Documentary on The Conjuring's haunted house "traumatised" the crew, who saw "disturbing things"
The two-hour show airs over Halloween. Fans of the film will not want to miss it.
Every single horror film requires a suspension of belief, but even the biggest scaredy-cats can find some comfort in the knowledge that it's all just make believe.
However, The Conjuring films hold a special place in the hearts of horror fans because they're based on real-life events.
Fans of the film will know that the events depicted in James Wan's films are grounded in the real-life investigations of Ed and Lorraine Warren.
The Warrens were American paranormal investigators and authors associated with prominent cases of hauntings.
As has been mentioned here previously, Ghost Adventures are set to investigate the Harrisville Farmouse made famous by The Conjuring.
The ordeal the Perron family claimed to have experienced in the house sounds extremely traumatic.
To begin with, they experienced items going missing, strange noises, small piles of dirt in the centre of a newly-cleaned kitchen floor and ghosts appearing in the house.
After conducting some research, one of the family members, Carolyn Perron, discovered that eight generations of another family had lived in the house prior to the Perrons and that many of them had died under mysterious or horrible circumstances.
Several of the children had drowned in a nearby creek, one was murdered and others hanged themselves in the attic.
In the years that followed, the property was mentioned in reports of satanism, seances, demonic possession, levitating chairs, smells of rotting flesh wafting through the house and family members speaking in tongues.
We're not talking about the movie here. These are things that the Perron family have all claimed to have happened in real life.
During an interview with TV Guide, one of the leading members of the Ghost Adventures team, Zak Bagans, gave an update on the two-hour feature.
During their investigation of the haunted property, the Ghost Adventures team were joined by Andrea Perron, a member of the family depicted in the film.
The crew were given the opportunity to visit Harrisville Farmouse after it was sold to someone who Ghost Adventures researcher Jeff Belanger happened to know.
Granted, Bagans could be lying through his teeth and just looking to drum up some interest in the show - something that cynics and non-believers might agree with - but here's what he had to say about the investigation.
"I was beyond excited.
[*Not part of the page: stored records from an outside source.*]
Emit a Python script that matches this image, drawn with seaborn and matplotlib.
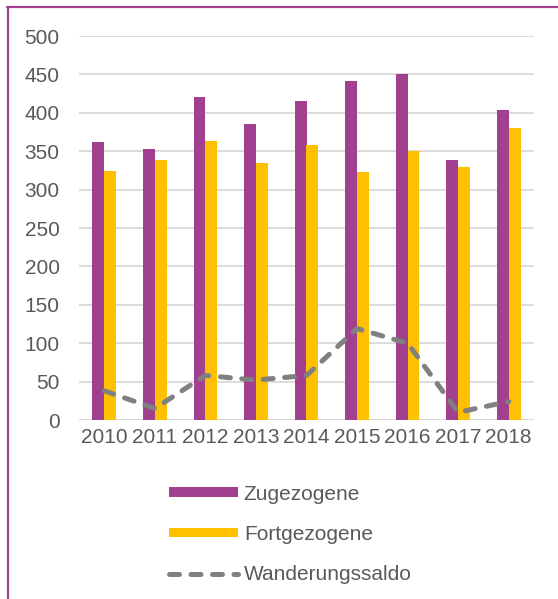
import matplotlib
matplotlib.use("Agg")
import matplotlib.pyplot as plt
from matplotlib.lines import Line2D
from matplotlib.patches import Patch
import numpy as np
import pandas as pd
import seaborn as sns

years = ["2010", "2011", "2012", "2013", "2014", "2015", "2016", "2017", "2018"]
zugezogene = [362, 353, 421, 386, 416, 442, 450, 339, 404]
fortgezogene = [324, 338, 363, 334, 358, 323, 350, 329, 380]
saldo = [38, 15, 58, 52, 58, 119, 100, 10, 24]

PURPLE = "#A0408E"
GOLD = "#FFC000"
GREY_LINE = "#808080"
TEXT = "#595959"
DASH = (0, (2.0, 2.3))

sns.set_style("white")
plt.rcParams['font.family'] = ['Liberation Sans', 'DejaVu Sans']

df = pd.DataFrame({
    "Jahr": years * 2,
    "Wert": zugezogene + fortgezogene,
    "Gruppe": ["Zugezogene"] * len(years) + ["Fortgezogene"] * len(years),
})

fig = plt.figure(figsize=(5.58, 5.99), dpi=100)
ax = fig.add_axes([79 / 558, 1 - 420 / 599, 455 / 558, 384 / 599])

sns.barplot(
    data=df, x="Jahr", y="Wert", hue="Gruppe",
    palette=[PURPLE, GOLD], width=0.47, saturation=1, linewidth=0,
    legend=False, ax=ax, zorder=3,
)
sns.lineplot(
    x=np.arange(len(years)), y=saldo, ax=ax, color=GREY_LINE,
    linewidth=3.6, linestyle=DASH, dash_capstyle="round",
    solid_capstyle="round", zorder=4,
)

ax.set_xlim(-0.5, len(years) - 0.5)
ax.set_ylim(0, 500)
ax.set_yticks(range(0, 501, 50))
ax.yaxis.grid(True, color="#D9D9D9", linewidth=1.3, zorder=0)
ax.set_axisbelow(True)
for side in ["top", "right", "left", "bottom"]:
    ax.spines[side].set_visible(False)
ax.axhline(0, color="#D9D9D9", linewidth=1.3, zorder=1)
ax.tick_params(axis="both", length=0, labelsize=15, colors=TEXT, pad=6)
ax.tick_params(axis="y", pad=14)
ax.set_xlabel("")
ax.set_ylabel("")

handles = [
    Patch(facecolor=PURPLE, edgecolor="none"),
    Patch(facecolor=GOLD, edgecolor="none"),
    Line2D([0], [0], color=GREY_LINE, linewidth=3.6,
           linestyle=DASH, dash_capstyle="round"),
]
leg = fig.legend(
    handles, ["Zugezogene", "Fortgezogene", "Wanderungssaldo"],
    loc="upper left", bbox_to_anchor=(150 / 558, 1 - 466 / 599),
    frameon=False, fontsize=15, labelcolor=TEXT,
    handlelength=3.3, handleheight=0.35, handletextpad=0.3,
    labelspacing=1.02,
)

# purple frame (top and left)
fig.add_artist(Line2D([7 / 558, 1], [1 - 7 / 599, 1 - 7 / 599],
                      transform=fig.transFigure, color=PURPLE, linewidth=1.6))
fig.add_artist(Line2D([7.5 / 558, 7.5 / 558], [0, 1 - 7 / 599],
                      transform=fig.transFigure, color=PURPLE, linewidth=1.6))

fig.savefig("out.png", dpi=100)
plt.close(fig)
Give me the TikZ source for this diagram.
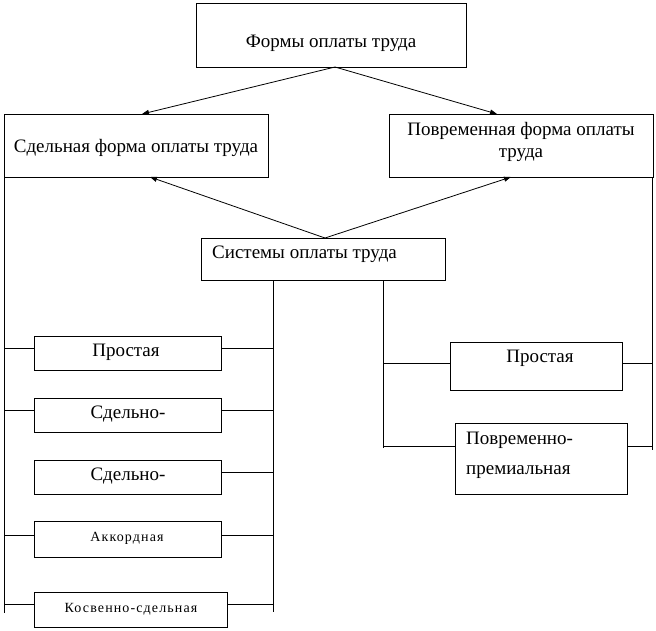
\documentclass[tikz,border=0pt]{standalone}
\usepackage{fontspec}
\setmainfont{Liberation Serif}
\usetikzlibrary{arrows.meta}
\begin{document}
\begin{tikzpicture}[x=1pt,y=-1pt,
  box/.style={draw, line width=0.9pt, inner sep=0pt, anchor=north west},
  txt/.style={inner sep=0pt, font=\fontsize{19}{22}\selectfont},
  small/.style={inner sep=0pt, font=\fontsize{14}{17}\selectfont\addfontfeature{LetterSpace=8}},
  ln/.style={line width=0.9pt},
  arr/.style={line width=0.8pt, -{Triangle[length=7pt,width=5pt]}}]
\useasboundingbox (0,0) rectangle (656,630);
% boxes
\node[box, minimum width=270pt, minimum height=64pt] (top) at (196,3) {};
\node[box, minimum width=264pt, minimum height=63pt] (sd) at (4,114) {};
\node[box, minimum width=264pt, minimum height=63pt] (pv) at (389,114) {};
\node[box, minimum width=244pt, minimum height=42pt] (sys) at (201,238) {};
\node[box, minimum width=187pt, minimum height=34pt] (l1) at (34,336) {};
\node[box, minimum width=187pt, minimum height=34pt] (l2) at (34,398) {};
\node[box, minimum width=187pt, minimum height=34pt] (l3) at (34,460) {};
\node[box, minimum width=187pt, minimum height=36pt] (l4) at (34,521) {};
\node[box, minimum width=193pt, minimum height=35pt] (l5) at (34,592) {};
\node[box, minimum width=172pt, minimum height=48pt] (r1) at (450,342) {};
\node[box, minimum width=172pt, minimum height=71pt] (r2) at (455,423) {};
% texts
\node[txt] (ttop) at (331,43) {Формы оплаты труда};
\node[txt] (tsd) at (136,148) {Сдельная форма оплаты труда};
\node[txt, align=center] (tpv) at (521,142) {Повременная форма оплаты\\[0pt]труда};
\node[txt, anchor=west] (tsys) at (212,254) {Системы оплаты труда};
\node[txt] (tl1) at (126,352) {Простая};
\node[txt] (tl2) at (128,414) {Сдельно-};
\node[txt] (tl3) at (128,476) {Сдельно-};
\node[small] (tl4) at (127,538) {Аккордная};
\node[small] (tl5) at (131,609) {Косвенно-сдельная};
\node[txt] (tr1) at (540,358) {Простая};
\node[txt, anchor=west] (tr2a) at (466,440) {Повременно-};
\node[txt, anchor=west] (tr2b) at (466,472) {премиальная};
% arrows
\coordinate (topo) at (335,67);
\coordinate (syso) at (325,238);
\draw[arr] (topo) -- (142,114);
\draw[arr] (topo) -- (497,114);
\draw[arr] (syso) -- (150,177);
\draw[arr] (syso) -- (511,177);
% vertical lines
\coordinate (lv1) at (4,177);
\coordinate (lv2) at (4,613);
\coordinate (iv1) at (273,280);
\coordinate (iv2) at (273,612);
\coordinate (jv1) at (383,280);
\coordinate (jv2) at (383,448);
\coordinate (rv1) at (652,177);
\coordinate (rv2) at (652,450);
\draw[ln] (lv1) -- (lv2);
\draw[ln] (iv1) -- (iv2);
\draw[ln] (jv1) -- (jv2);
\draw[ln] (rv1) -- (rv2);
% horizontal connectors
\draw[ln] (4,348) -- (l1.west |- 0,348);
\draw[ln] (l1.east |- 0,348) -- (273,348);
\draw[ln] (4,410) -- (l2.west |- 0,410);
\draw[ln] (l2.east |- 0,410) -- (273,410);
\draw[ln] (l3.east |- 0,472) -- (273,472);
\draw[ln] (4,535) -- (l4.west |- 0,535);
\draw[ln] (l4.east |- 0,535) -- (273,535);
\draw[ln] (4,604) -- (l5.west |- 0,604);
\draw[ln] (l5.east |- 0,604) -- (273,604);
\draw[ln] (383,363) -- (r1.west |- 0,363);
\draw[ln] (r1.east |- 0,363) -- (652,363);
\draw[ln] (383,446) -- (r2.west |- 0,446);
\draw[ln] (r2.east |- 0,446) -- (652,446);
\end{tikzpicture}
\end{document}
I mean this is an iconic investigation, but I was also a little bit nervous because when we got there shit got real serious, real quick," he said.
"When I spoke to the son, what he saw in that house — and they've only been in there for a month — but he even used the word 'traumatised'. It traumatised them. It caused him to leave the house for three weeks. And then I started matching that what they were seeing is the same exact materialisation that the Perrons were also seeing back in '73."
Bagans added that it took his crew an awful long time to move past this investigation and that his team witnessed "some very disturbing things" when they were there.
"It took me a few weeks to get over this, and that usually doesn't happen," he said.
"That's very rare for me; at most it usually takes two or three days. One of my investigators, Aaron, wanted to end the investigation [prematurely] because he knew that we were very vulnerable to attachments and he was correct. So it was one investigation that that I will never ever forget. We witnessed some remarkable things, and we witnessed some very disturbing things."
The Conjuring special of Ghost Adventures airs on Thursday, 31 October in the US and we fully expect it to be repeated on Really (Sky (Ireland): Channel 155, Virgin Media Ireland: Channel 165) shortly after it airs Stateside.